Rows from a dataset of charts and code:
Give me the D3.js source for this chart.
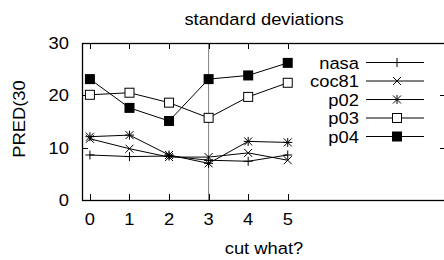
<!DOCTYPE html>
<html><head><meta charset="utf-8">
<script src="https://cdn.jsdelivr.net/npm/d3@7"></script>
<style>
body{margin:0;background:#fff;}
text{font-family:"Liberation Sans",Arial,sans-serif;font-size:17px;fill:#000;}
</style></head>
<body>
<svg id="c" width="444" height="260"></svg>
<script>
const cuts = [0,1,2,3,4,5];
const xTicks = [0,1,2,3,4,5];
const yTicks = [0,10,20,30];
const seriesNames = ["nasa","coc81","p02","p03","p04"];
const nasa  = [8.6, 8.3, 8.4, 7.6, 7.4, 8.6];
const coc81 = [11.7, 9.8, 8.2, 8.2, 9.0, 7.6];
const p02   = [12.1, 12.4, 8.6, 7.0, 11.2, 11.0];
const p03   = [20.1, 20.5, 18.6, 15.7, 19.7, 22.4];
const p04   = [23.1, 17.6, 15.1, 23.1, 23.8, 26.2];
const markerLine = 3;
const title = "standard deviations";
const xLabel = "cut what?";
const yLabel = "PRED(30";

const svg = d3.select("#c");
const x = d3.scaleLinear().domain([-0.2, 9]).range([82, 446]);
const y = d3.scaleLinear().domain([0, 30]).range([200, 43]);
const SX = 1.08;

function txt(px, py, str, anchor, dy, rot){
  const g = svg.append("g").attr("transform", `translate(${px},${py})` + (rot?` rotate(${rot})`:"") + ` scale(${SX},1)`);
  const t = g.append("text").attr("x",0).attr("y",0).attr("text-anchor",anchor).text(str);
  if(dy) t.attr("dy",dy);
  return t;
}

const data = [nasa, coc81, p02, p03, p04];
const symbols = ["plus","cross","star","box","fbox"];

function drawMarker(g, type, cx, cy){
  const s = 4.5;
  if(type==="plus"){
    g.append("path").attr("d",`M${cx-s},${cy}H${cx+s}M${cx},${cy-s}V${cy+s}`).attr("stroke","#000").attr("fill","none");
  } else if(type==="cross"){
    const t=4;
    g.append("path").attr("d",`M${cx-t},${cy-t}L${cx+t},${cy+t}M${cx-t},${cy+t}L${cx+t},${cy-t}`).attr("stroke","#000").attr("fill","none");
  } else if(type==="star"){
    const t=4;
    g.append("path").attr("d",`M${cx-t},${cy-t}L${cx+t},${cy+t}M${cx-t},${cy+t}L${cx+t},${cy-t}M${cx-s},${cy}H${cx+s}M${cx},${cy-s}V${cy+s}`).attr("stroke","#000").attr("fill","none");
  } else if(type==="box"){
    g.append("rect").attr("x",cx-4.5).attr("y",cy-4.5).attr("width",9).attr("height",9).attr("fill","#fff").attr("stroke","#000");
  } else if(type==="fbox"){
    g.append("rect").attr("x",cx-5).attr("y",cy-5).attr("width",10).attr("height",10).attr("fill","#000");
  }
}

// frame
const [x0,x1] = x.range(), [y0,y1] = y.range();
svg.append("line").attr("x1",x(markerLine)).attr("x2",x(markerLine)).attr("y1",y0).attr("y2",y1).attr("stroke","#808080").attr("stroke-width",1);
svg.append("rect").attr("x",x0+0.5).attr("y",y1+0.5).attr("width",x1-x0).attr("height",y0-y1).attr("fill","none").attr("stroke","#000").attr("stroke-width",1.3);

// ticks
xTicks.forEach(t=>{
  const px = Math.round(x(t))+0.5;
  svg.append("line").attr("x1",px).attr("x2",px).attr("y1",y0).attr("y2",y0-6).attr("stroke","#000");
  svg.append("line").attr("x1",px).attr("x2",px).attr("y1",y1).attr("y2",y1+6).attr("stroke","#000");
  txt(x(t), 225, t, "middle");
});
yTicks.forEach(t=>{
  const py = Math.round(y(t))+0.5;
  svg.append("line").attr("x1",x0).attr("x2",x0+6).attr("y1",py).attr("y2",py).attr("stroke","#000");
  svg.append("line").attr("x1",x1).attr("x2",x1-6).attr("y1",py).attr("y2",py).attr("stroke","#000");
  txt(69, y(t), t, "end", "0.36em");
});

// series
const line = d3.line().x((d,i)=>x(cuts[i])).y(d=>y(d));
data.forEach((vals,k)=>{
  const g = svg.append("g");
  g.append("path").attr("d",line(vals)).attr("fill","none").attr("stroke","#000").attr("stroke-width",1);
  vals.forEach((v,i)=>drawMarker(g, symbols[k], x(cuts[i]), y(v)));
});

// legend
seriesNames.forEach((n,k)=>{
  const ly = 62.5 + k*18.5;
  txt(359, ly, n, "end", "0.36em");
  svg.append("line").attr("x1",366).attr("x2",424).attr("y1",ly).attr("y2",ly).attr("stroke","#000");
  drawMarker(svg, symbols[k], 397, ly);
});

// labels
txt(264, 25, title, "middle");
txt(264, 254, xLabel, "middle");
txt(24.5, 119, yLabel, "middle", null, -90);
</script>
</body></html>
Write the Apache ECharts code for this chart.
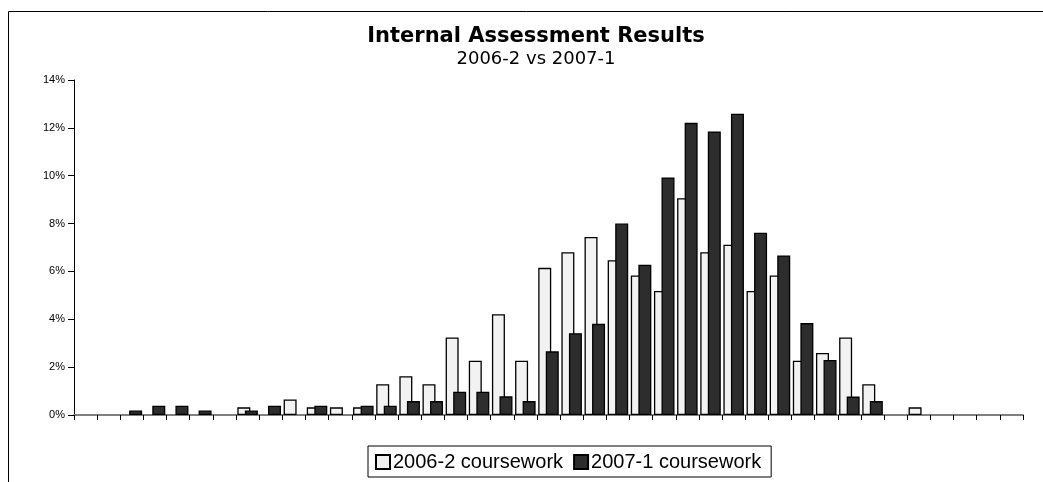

PROBLEM DESCRIPTION: Transcribe every line in the entries above, taking out only the images.

ANSWER TO THE EXERCISE:
Give me the D3.js source for this chart.
<!DOCTYPE html>
<html><head><meta charset="utf-8">
<script src="https://cdn.jsdelivr.net/npm/d3@7"></script>
<style>
body{margin:0;background:#fff;}
text{font-family:"Liberation Sans",Arial,sans-serif;font-size:17px;fill:#000;}
</style></head>
<body>
<svg id="c" width="444" height="260"></svg>
<script>
const cuts = [0,1,2,3,4,5];
const xTicks = [0,1,2,3,4,5];
const yTicks = [0,10,20,30];
const seriesNames = ["nasa","coc81","p02","p03","p04"];
const nasa  = [8.6, 8.3, 8.4, 7.6, 7.4, 8.6];
const coc81 = [11.7, 9.8, 8.2, 8.2, 9.0, 7.6];
const p02   = [12.1, 12.4, 8.6, 7.0, 11.2, 11.0];
const p03   = [20.1, 20.5, 18.6, 15.7, 19.7, 22.4];
const p04   = [23.1, 17.6, 15.1, 23.1, 23.8, 26.2];
const markerLine = 3;
const title = "standard deviations";
const xLabel = "cut what?";
const yLabel = "PRED(30";

const svg = d3.select("#c");
const x = d3.scaleLinear().domain([-0.2, 9]).range([82, 446]);
const y = d3.scaleLinear().domain([0, 30]).range([200, 43]);
const SX = 1.08;

function txt(px, py, str, anchor, dy, rot){
  const g = svg.append("g").attr("transform", `translate(${px},${py})` + (rot?` rotate(${rot})`:"") + ` scale(${SX},1)`);
  const t = g.append("text").attr("x",0).attr("y",0).attr("text-anchor",anchor).text(str);
  if(dy) t.attr("dy",dy);
  return t;
}

const data = [nasa, coc81, p02, p03, p04];
const symbols = ["plus","cross","star","box","fbox"];

function drawMarker(g, type, cx, cy){
  const s = 4.5;
  if(type==="plus"){
    g.append("path").attr("d",`M${cx-s},${cy}H${cx+s}M${cx},${cy-s}V${cy+s}`).attr("stroke","#000").attr("fill","none");
  } else if(type==="cross"){
    const t=4;
    g.append("path").attr("d",`M${cx-t},${cy-t}L${cx+t},${cy+t}M${cx-t},${cy+t}L${cx+t},${cy-t}`).attr("stroke","#000").attr("fill","none");
  } else if(type==="star"){
    const t=4;
    g.append("path").attr("d",`M${cx-t},${cy-t}L${cx+t},${cy+t}M${cx-t},${cy+t}L${cx+t},${cy-t}M${cx-s},${cy}H${cx+s}M${cx},${cy-s}V${cy+s}`).attr("stroke","#000").attr("fill","none");
  } else if(type==="box"){
    g.append("rect").attr("x",cx-4.5).attr("y",cy-4.5).attr("width",9).attr("height",9).attr("fill","#fff").attr("stroke","#000");
  } else if(type==="fbox"){
    g.append("rect").attr("x",cx-5).attr("y",cy-5).attr("width",10).attr("height",10).attr("fill","#000");
  }
}

// frame
const [x0,x1] = x.range(), [y0,y1] = y.range();
svg.append("line").attr("x1",x(markerLine)).attr("x2",x(markerLine)).attr("y1",y0).attr("y2",y1).attr("stroke","#808080").attr("stroke-width",1);
svg.append("rect").attr("x",x0+0.5).attr("y",y1+0.5).attr("width",x1-x0).attr("height",y0-y1).attr("fill","none").attr("stroke","#000").attr("stroke-width",1.3);

// ticks
xTicks.forEach(t=>{
  const px = Math.round(x(t))+0.5;
  svg.append("line").attr("x1",px).attr("x2",px).attr("y1",y0).attr("y2",y0-6).attr("stroke","#000");
  svg.append("line").attr("x1",px).attr("x2",px).attr("y1",y1).attr("y2",y1+6).attr("stroke","#000");
  txt(x(t), 225, t, "middle");
});
yTicks.forEach(t=>{
  const py = Math.round(y(t))+0.5;
  svg.append("line").attr("x1",x0).attr("x2",x0+6).attr("y1",py).attr("y2",py).attr("stroke","#000");
  svg.append("line").attr("x1",x1).attr("x2",x1-6).attr("y1",py).attr("y2",py).attr("stroke","#000");
  txt(69, y(t), t, "end", "0.36em");
});

// series
const line = d3.line().x((d,i)=>x(cuts[i])).y(d=>y(d));
data.forEach((vals,k)=>{
  const g = svg.append("g");
  g.append("path").attr("d",line(vals)).attr("fill","none").attr("stroke","#000").attr("stroke-width",1);
  vals.forEach((v,i)=>drawMarker(g, symbols[k], x(cuts[i]), y(v)));
});

// legend
seriesNames.forEach((n,k)=>{
  const ly = 62.5 + k*18.5;
  txt(359, ly, n, "end", "0.36em");
  svg.append("line").attr("x1",366).attr("x2",424).attr("y1",ly).attr("y2",ly).attr("stroke","#000");
  drawMarker(svg, symbols[k], 397, ly);
});

// labels
txt(264, 25, title, "middle");
txt(264, 254, xLabel, "middle");
txt(24.5, 119, yLabel, "middle", null, -90);
</script>
</body></html>
Write the Apache ECharts code for this chart.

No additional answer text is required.